Synopsis: In present-day New York, Ruth Weinstein (Jutta Lampe) buries her husband, then goes into a protracted period of Jewish mourning which she imposes upon her non-Orthodox family. Her daughter Hannah (Maria Schrader), unable to understand her mother’s unusual behaviour, embarks on a voyage of discovery to Berlin, where she meets 90 year old Lena Fischer (Doris Schade), who tells her of the time during World War 2, when the Jewish husbands of Aryan women were imprisoned and the women protested in the streets. Gradually Hannah discovers the connection between the then young and beautiful Lena (Katya Riemann) and her mother, then a girl of seven (Svea Lohde).
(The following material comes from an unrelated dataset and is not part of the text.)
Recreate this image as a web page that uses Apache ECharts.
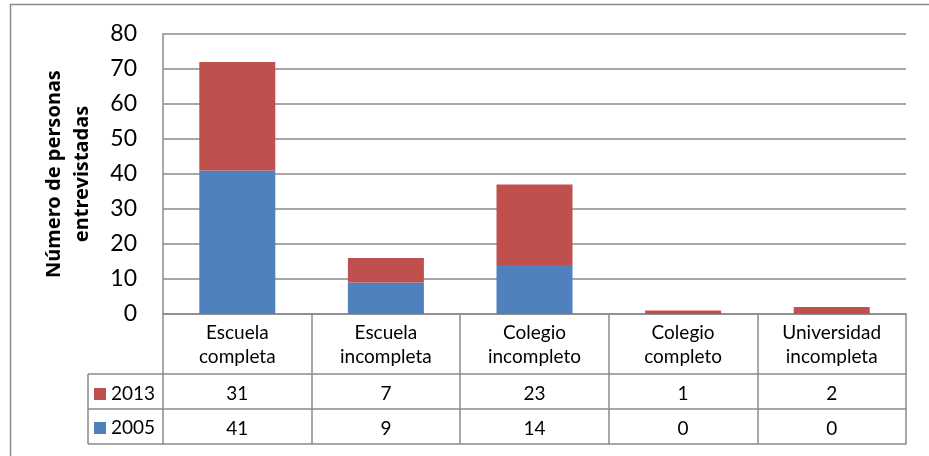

It seems the film-making world never tires of stories about World War II, and especially the Holocaust. But this one is refreshingly different in that it does not rehash the atrocities. The film has a small but powerful scope, looking at a little known story of resistance, and the possibility of individuals being able to make a difference against overwhelming odds. Its central focus is a very short time period – the days between 26 February and 6 March 1943 - in a story which shows us that there were in fact some Germans, even in the military, who were prepared to stand up against the Nazis and to put their own lives at risk to protect and help others.

The time structure moves between the present-day, with Hannah both in New York and Berlin, the time of the men’s imprisonment and the women’s protest, and between the earlier times when Lena, much against her father’s will, married Fabian, (Martin Feifel), a talented violinist and a Jew.

Von Trotta cleverly uses a contrasting look in her camera work, with the present being very crisp and richly coloured, as compared to a blue-grey grainy cast to the grim streets and interiors of 1943. The recurring image of the women , their numbers growing, faces staring upwards at barred windows is a powerful leitmotif throughout. All the settings are strongly visualised, from the slick lines of New York, through to the high-rises of modern Berlin, and especially the wonderful recreation of the wartime Berlin streets along with private clubs still indulging in a decadence belying the outside events. Music when used is superb; silence even more effective.

The script and all the performances are infused with deep emotion, with many heart-wrenching, as well as inspiring, moments. The film takes a slow and measured pace to build up the most important relationships, with the characters of young Ruth, young Lena and the older Lena being especially affecting.

Rosenstrasse demonstrates that the interlinking of generations is a critical theme with continuing resonance for today’s world. How can we understand ourselves if we do not understand where our parents came from? And above all how can we ever hope to grapple with the ongoing intolerance of today’s world, if we are not constantly reminded of where such things have led to in the past?